[intro]Wordsuntame, a four-piece band from Grahamstown walked into a Cape Town bar for a performance. The Bar patrons, sometimes distracted and cold, quickly warmed up to the group as it belted out its mix of jazz, kwaito, reggae and funk.[/intro]

Cape Town is a fairly disingenuous place at the best of times. It’s a pretty city at face value, and its venues – be they restaurants, music venues, theatres, or bars – do well to follow suit. In its city centre, nearly everything is polished. The venues, the patrons, the musical acts. People dress well, drink better, and know more than you do about good music. It’s a thinly veiled gloss that puts up a hard front, and rather successfully too. The moment a small-town, travelling band took to the stage of a Kloofstreet bar however, everybody cracked.

“W-O-R-D-S-U-N-T-A-M-E,” spells out guitarist and vocalist, Words Booi for the first of many times to come. “That’s the name of the band and we’re all the way from Grahamstown. How are you all doing tonight?”

Spare a few clinking glasses and the odd cough, he is met with silence. The gig is Blah Blah Bar on a Thursday night. Various artworks line the walls, a disco ball reflecting multi-coloured light hangs lazily from the roof and the four-piece Eastern Cape band are squeezed onto a small platform acting as a stage. Drumsticks count down the intro and the band launches into their first few tracks, a heady and jubilant mix of jazz, kwaito, reggae, and funk.

The audience – a standard white, middle class mix of Cape Town’s young and old – start to self-consciously sway to the beat. The constellations at the bar, previously engaged in their individual conversations, drift over to the stage area and sip their beers, enthused. In Cape Town, the live music scene is often premised entirely on status. No matter how good the music, the crowd will be cold if they don’t know you. It’s just the way it goes over there.

In light of this, Wordsuntame seem to be doing surprisingly well. The band cools down and Words leans into the mic again. “W-O-R-D-S-U-N-T-A-M-E. That’s the name of the band and we’re all the way from Grahamstown. How are you all doing tonight?” This time, he’s met with whistling, clapping and resounding, beer soaked enthusiasm – more than any unknown band in Cape Town can ask for.

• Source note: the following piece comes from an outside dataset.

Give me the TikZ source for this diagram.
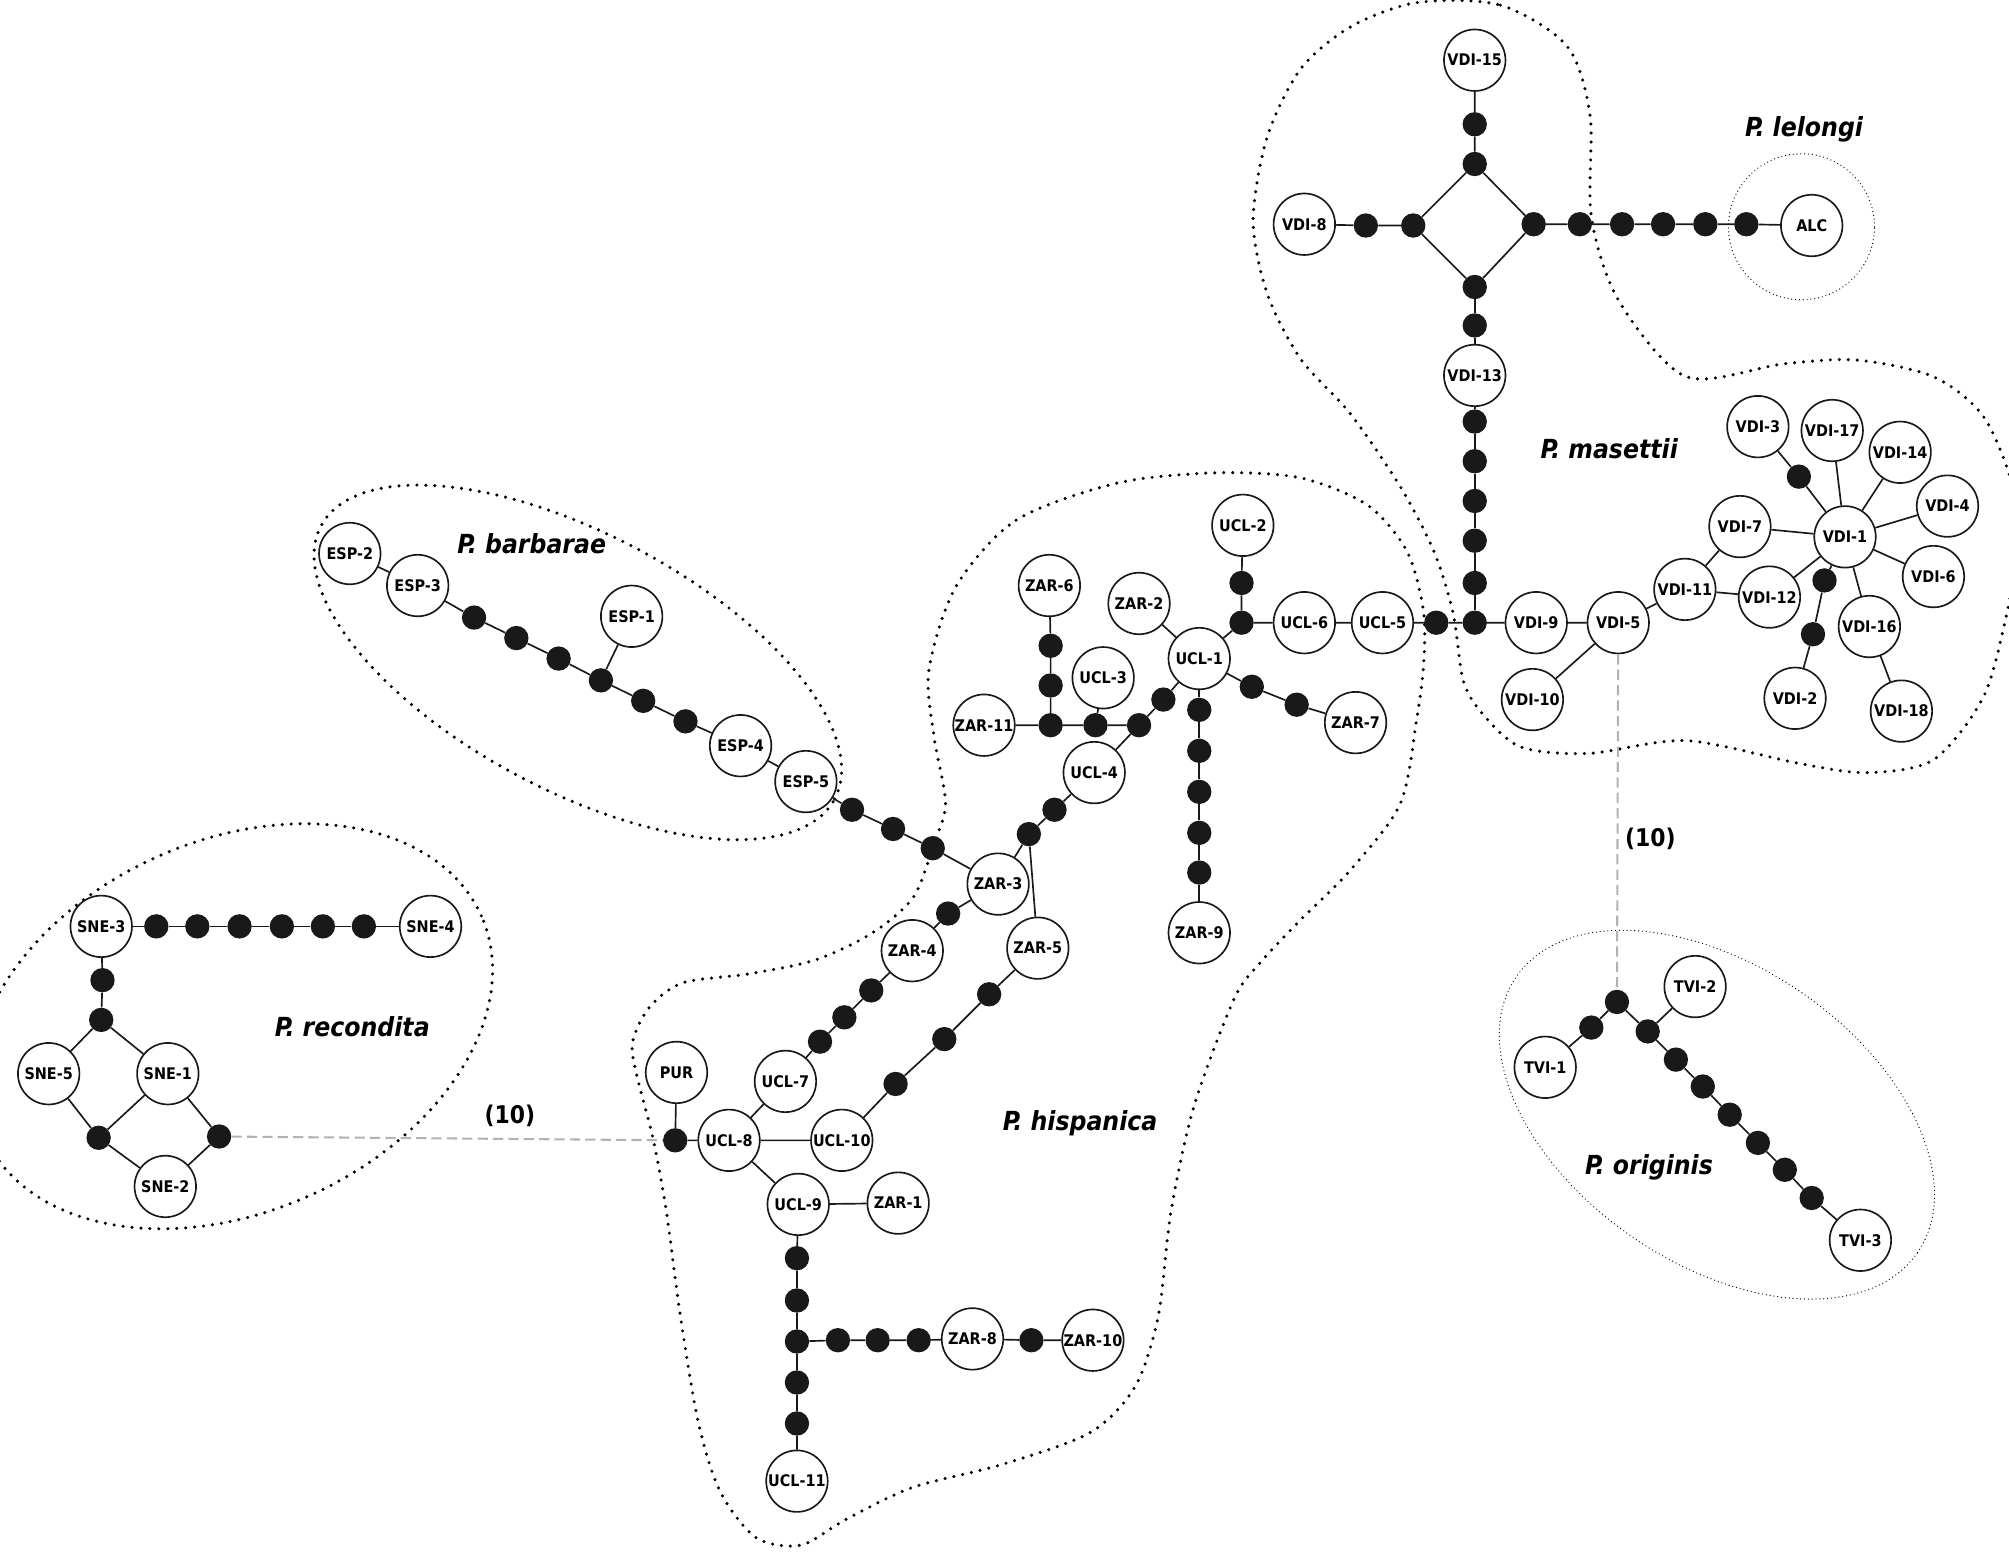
\documentclass[tikz,border=0pt]{standalone}
\usepackage{fontspec}
\newfontfamily\nodefont{DejaVu Sans Condensed}
\begin{document}
\begin{tikzpicture}[x=1pt,y=-1pt,
 hap/.style={circle, draw=black!90, line width=1.3pt, fill=white, minimum size=48pt, inner sep=0pt, font=\nodefont\bfseries\fontsize{12.5}{12.5}\selectfont},
 mv/.style={circle, fill=black!90, minimum size=19pt, inner sep=0pt},
 lnk/.style={line width=1.3pt, draw=black!90},
 hull/.style={line width=2.7pt, dash pattern=on 0pt off 7pt, line cap=round},
 thinhull/.style={line width=1pt, dash pattern=on 0pt off 3pt, line cap=round},
 gapline/.style={draw=black!30, line width=1.6pt, dash pattern=on 8pt off 4pt},
 sp/.style={font=\nodefont\bfseries\itshape\fontsize{20.5}{20.5}\selectfont},
 num/.style={font=\nodefont\bfseries\fontsize{19}{19}\selectfont}]
\useasboundingbox (0,0) rectangle (1568,1211);
% hulls
\draw[hull] plot[smooth cycle] coordinates {(1106,2) (1171,4) (1223,36) (1241,90) (1242,169) (1263,234) (1316,294) (1392,284) (1449,281) (1509,294) (1548,325) (1571,380) (1574,430) (1566,480) (1548,544) (1509,593) (1457,603) (1405,596) (1316,578) (1240,588) (1187,583) (1157,557) (1142,531) (1134,478) (1119,430) (1093,380) (1054,323) (1015,280) (989,229) (978,172) (989,107) (1015,54) (1054,21)};
\draw[hull] plot[smooth cycle] coordinates {(746,458) (793,406) (872,377) (950,369) (1015,373) (1067,394) (1098,430) (1111,477) (1111,520) (1106,559) (1093,627) (1054,679) (1015,718) (983,752) (963,780) (932,863) (914,945) (904,1027) (886,1082) (851,1118) (782,1143) (712,1161) (660,1186) (625,1206) (590,1200) (562,1164) (545,1110) (531,1027) (520,945) (510,890) (496,835) (494,812) (507,786) (533,767) (585,760) (637,749) (681,728) (713,700) (729,658) (738,627) (729,575) (725,523)};
\draw[hull, rotate around={-28:(451,517)}] (451,517) ellipse [x radius=227pt, y radius=100pt];
\draw[hull, rotate around={24:(182,801)}] (182,801) ellipse [x radius=212pt, y radius=145pt];
\draw[thinhull] (1406,177) circle [radius=57pt];
\draw[thinhull, rotate around={-34.5:(1340,870)}] (1340,870) ellipse [x radius=190pt, y radius=116pt];
% masettii
\node[hap] (v15) at (1151,47) {VDI-15};
\node[mv] (m1) at (1151,97) {};
\node[mv] (mT) at (1151,128) {};
\node[hap] (v8) at (1018,175) {VDI-8};
\node[mv] (m2) at (1066,176) {};
\node[mv] (mL) at (1103,176) {};
\node[mv] (mR) at (1197,175) {};
\node[mv] (mB) at (1151,224) {};
\node[mv] (m3) at (1151,254) {};
\node[hap] (v13) at (1151,293) {VDI-13};
\node[mv] (ma1) at (1233,175) {};
\node[mv] (ma2) at (1266,175) {};
\node[mv] (ma3) at (1298,175) {};
\node[mv] (ma4) at (1331,175) {};
\node[mv] (ma5) at (1363,175) {};
\node[hap] (alc) at (1414,176) {ALC};
\node[mv] (mv1) at (1151,329) {};
\node[mv] (mv2) at (1151,360) {};
\node[mv] (mv3) at (1151,391) {};
\node[mv] (mv4) at (1151,422) {};
\node[mv] (mv5) at (1151,455) {};
\node[mv] (mj) at (1151,486) {};
\node[mv] (mc) at (1121,486) {};
\node[hap] (v9) at (1199,486) {VDI-9};
\node[hap] (v5) at (1263,486) {VDI-5};
\node[hap] (v10) at (1196,546) {VDI-10};
\node[hap] (v11) at (1315,460) {VDI-11};
\node[hap] (v12) at (1381,466) {VDI-12};
\node[hap] (v7) at (1358,411) {VDI-7};
\node[hap] (v1) at (1440,419) {VDI-1};
\node[hap] (v3) at (1372,333) {VDI-3};
\node[mv] (d3) at (1404,372) {};
\node[hap] (v17) at (1430,336) {VDI-17};
\node[hap] (v14) at (1483,353) {VDI-14};
\node[hap] (v4) at (1520,395) {VDI-4};
\node[hap] (v6) at (1509,450) {VDI-6};
\node[hap] (v16) at (1459,489) {VDI-16};
\node[hap] (v18) at (1484,555) {VDI-18};
\node[hap] (v2) at (1401,545) {VDI-2};
\node[mv] (d21) at (1424,453) {};
\node[mv] (d22) at (1415,495) {};
% hispanica upper
\node[hap] (u5) at (1079,486) {UCL-5};
\node[hap] (u6) at (1018,486) {UCL-6};
\node[hap] (u2) at (970,410) {UCL-2};
\node[mv] (hd1) at (969,455) {};
\node[mv] (hj1) at (969,486) {};
\node[hap] (z2) at (889,471) {ZAR-2};
\node[hap] (u1) at (936,514) {UCL-1};
\node[hap] (z6) at (819,457) {ZAR-6};
\node[mv] (hd2) at (820,504) {};
\node[mv] (hd3) at (820,535) {};
\node[mv] (hj2) at (820,566) {};
\node[hap] (z11) at (768,566) {ZAR-11};
\node[hap] (u3) at (861,529) {UCL-3};
\node[mv] (hd4) at (855,566) {};
\node[mv] (hd5) at (889,566) {};
\node[mv] (hd6) at (908,546) {};
\node[hap] (u4) at (854,603) {UCL-4};
\node[mv] (hd7) at (823,632) {};
\node[mv] (hd8) at (803,651) {};
\node[hap] (z3) at (779,690) {ZAR-3};
\node[hap] (z5) at (810,740) {ZAR-5};
\node[mv] (hd9) at (936,554) {};
\node[mv] (hd10) at (936,586) {};
\node[mv] (hd11) at (936,618) {};
\node[mv] (hd12) at (936,650) {};
\node[mv] (hd13) at (936,681) {};
\node[hap] (z9) at (936,728) {ZAR-9};
\node[mv] (hd14) at (977,536) {};
\node[mv] (hd15) at (1012,550) {};
\node[hap] (z7) at (1058,564) {ZAR-7};
% barbarae
\node[hap] (e2) at (273,432) {ESP-2};
\node[hap] (e3) at (326,457) {ESP-3};
\node[mv] (ed1) at (370,482) {};
\node[mv] (ed2) at (403,498) {};
\node[mv] (ed3) at (436,514) {};
\node[mv] (ed4) at (469,531) {};
\node[mv] (ed5) at (502,547) {};
\node[mv] (ed6) at (535,563) {};
\node[hap] (e1) at (493,481) {ESP-1};
\node[hap] (e4) at (578,582) {ESP-4};
\node[hap] (e5) at (629,610) {ESP-5};
\node[mv] (ed7) at (665,632) {};
\node[mv] (ed8) at (697,647) {};
\node[mv] (ed9) at (728,662) {};
% hispanica lower
\node[mv] (hx1) at (740,713) {};
\node[hap] (z4) at (712,742) {ZAR-4};
\node[mv] (hx2) at (680,773) {};
\node[mv] (hx3) at (659,794) {};
\node[mv] (hx4) at (640,813) {};
\node[hap] (u7) at (613,844) {UCL-7};
\node[mv] (hy1) at (772,776) {};
\node[mv] (hy2) at (737,811) {};
\node[mv] (hy3) at (699,846) {};
\node[hap] (u10) at (657,890) {UCL-10};
\node[hap] (pur) at (528,837) {PUR};
\node[mv] (pd) at (527,890) {};
\node[hap] (u8) at (569,890) {UCL-8};
\node[hap] (u9) at (623,940) {UCL-9};
\node[hap] (z1) at (701,939) {ZAR-1};
\node[mv] (hz1) at (622,982) {};
\node[mv] (hz2) at (622,1015) {};
\node[mv] (hzj) at (622,1047) {};
\node[mv] (hz3) at (622,1079) {};
\node[mv] (hz4) at (622,1111) {};
\node[hap] (u11) at (622,1156) {UCL-11};
\node[mv] (hw1) at (654,1046) {};
\node[mv] (hw2) at (685,1046) {};
\node[mv] (hw3) at (717,1046) {};
\node[hap] (z8) at (759,1045) {ZAR-8};
\node[mv] (hw4) at (805,1046) {};
\node[hap] (z10) at (853,1046) {ZAR-10};
% recondita
\node[hap] (s3) at (79,723) {SNE-3};
\node[mv] (r1) at (122,723) {};
\node[mv] (r2) at (154,723) {};
\node[mv] (r3) at (187,723) {};
\node[mv] (r4) at (220,723) {};
\node[mv] (r5) at (252,723) {};
\node[mv] (r6) at (284,723) {};
\node[hap] (s4) at (336,723) {SNE-4};
\node[mv] (rd1) at (80,765) {};
\node[mv] (rd2) at (79,796) {};
\node[hap] (s5) at (38,838) {SNE-5};
\node[hap] (s1) at (131,838) {SNE-1};
\node[mv] (rd3) at (77,888) {};
\node[mv] (rd4) at (171,887) {};
\node[hap] (s2) at (129,926) {SNE-2};
% originis
\node[mv] (od0) at (1262,782) {};
\node[mv] (od1) at (1242,802) {};
\node[hap] (t1) at (1206,833) {TVI-1};
\node[mv] (od2) at (1286,805) {};
\node[hap] (t2) at (1323,770) {TVI-2};
\node[mv] (od3) at (1308,827) {};
\node[mv] (od4) at (1329,848) {};
\node[mv] (od5) at (1350,870) {};
\node[mv] (od6) at (1372,892) {};
\node[mv] (od7) at (1393,913) {};
\node[mv] (od8) at (1414,935) {};
\node[hap] (t3) at (1452,968) {TVI-3};
% edges
\draw[lnk] (v15) -- (m1) -- (mT) -- (mL) -- (mB) -- (mR) -- (mT);
\draw[lnk] (v8) -- (m2) -- (mL);
\draw[lnk] (mB) -- (m3) -- (v13) -- (mv1) -- (mv2) -- (mv3) -- (mv4) -- (mv5) -- (mj);
\draw[lnk] (mR) -- (ma1) -- (ma2) -- (ma3) -- (ma4) -- (ma5) -- (alc);
\draw[lnk] (hj1) -- (u6) -- (u5) -- (mc) -- (mj) -- (v9) -- (v5) -- (v11) -- (v7) -- (v1);
\draw[lnk] (v5) -- (v10);
\draw[lnk] (v11) -- (v12) -- (v1);
\draw[lnk] (v1) -- (d3) -- (v3);
\draw[lnk] (v1) -- (v17);
\draw[lnk] (v1) -- (v14);
\draw[lnk] (v1) -- (v4);
\draw[lnk] (v1) -- (v6);
\draw[lnk] (v1) -- (v16) -- (v18);
\draw[lnk] (v1) -- (d21) -- (d22) -- (v2);
\draw[lnk] (u2) -- (hd1) -- (hj1) -- (u1) -- (z2);
\draw[lnk] (u1) -- (hd6) -- (hd5) -- (hd4) -- (hj2) -- (z11);
\draw[lnk] (hd4) -- (u3);
\draw[lnk] (hj2) -- (hd3) -- (hd2) -- (z6);
\draw[lnk] (hd5) -- (u4) -- (hd7) -- (hd8) -- (z3);
\draw[lnk] (hd8) -- (z5);
\draw[lnk] (u1) -- (hd9) -- (hd10) -- (hd11) -- (hd12) -- (hd13) -- (z9);
\draw[lnk] (u1) -- (hd14) -- (hd15) -- (z7);
\draw[lnk] (e2) -- (e3) -- (ed1) -- (ed2) -- (ed3) -- (ed4) -- (ed5) -- (ed6) -- (e4) -- (e5) -- (ed7) -- (ed8) -- (ed9) -- (z3);
\draw[lnk] (ed4) -- (e1);
\draw[lnk] (z3) -- (hx1) -- (z4) -- (hx2) -- (hx3) -- (hx4) -- (u7) -- (u8);
\draw[lnk] (z5) -- (hy1) -- (hy2) -- (hy3) -- (u10) -- (u8);
\draw[lnk] (pur) -- (pd) -- (u8) -- (u9) -- (z1);
\draw[lnk] (u9) -- (hz1) -- (hz2) -- (hzj) -- (hz3) -- (hz4) -- (u11);
\draw[lnk] (hzj) -- (hw1) -- (hw2) -- (hw3) -- (z8) -- (hw4) -- (z10);
\draw[lnk] (s3) -- (r1) -- (r2) -- (r3) -- (r4) -- (r5) -- (r6) -- (s4);
\draw[lnk] (s3) -- (rd1) -- (rd2) -- (s5) -- (rd3) -- (s2) -- (rd4) -- (s1) -- (rd2);
\draw[lnk] (s1) -- (rd3);
\draw[lnk] (t1) -- (od1) -- (od0) -- (od2) -- (od3) -- (od4) -- (od5) -- (od6) -- (od7) -- (od8) -- (t3);
\draw[lnk] (od2) -- (t2);
\draw[gapline] (v5) -- (od0);
\draw[gapline] (rd4) -- (pd);
% labels
\node[sp] (Llel) at (1408,101) {P. lelongi};
\node[sp] (Lmas) at (1256,350) {P. masettii};
\node[sp] (Lbar) at (415,424) {P. barbarae};
\node[sp] (Lhis) at (843,877) {P. hispanica};
\node[sp] (Lrec) at (275,801) {P. recondita};
\node[sp] (Lori) at (1287,911) {P. originis};
\node[num] (n1) at (398,871) {(10)};
\node[num] (n2) at (1288,655) {(10)};
\end{tikzpicture}
\end{document}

Is it their unassuming Grahamstown origins that had the crowd so malleable? Or maybe they just caught Cape Town on a good night. To be honest, it’s probably because they’re just so goddamn happy.

The first time I saw Wordsuntame, they were still a vocal and keyboard two- piece comprising Words and Sane Booi. It was 2012 and the duo were a supporting musical act at a spoken word event that raised awareness for HIV/Aids at the university currently known as Rhodes. Later, they were joined by Julian Arenzon on drums and shortly after, came bass guitar in the form of the dreadlocked Steve Ellery, who the band regularly refer to as ‘Rasta Umlungu’. They’ve come a long way and played a considerable amount of shows around South Africa since that quiet poetry gig. They’re stoked, and deservedly so. It’s not just their well- earned, slow garnered local celebrity that keeps a smile on their faces, they’re genuine. And it shines through in their performances.

wordsuntame

In their track, ‘Water’, Sane lays sprightly foundations for Steve’s bassline to tip toe along, the two musicians constantly in conversation with one another. ‘Ndonwabile’ sounds out with rolling drum beats and a swarm of harmonised vocals. Sane’s vocals in ‘Momentary Basking’ ride a beautiful falsetto to cry through far flung Eastern Cape hillsides, taking you straight to the group’s essence. In between sets, Words throws anecdotes out to the crowd – “Remember when you were a child and you had no worries, you were just excited about everything? It’s still in you. That childlike happiness is still in you. Go find it.” These aren’t half baked, musical mantras, but rather words that the group live by.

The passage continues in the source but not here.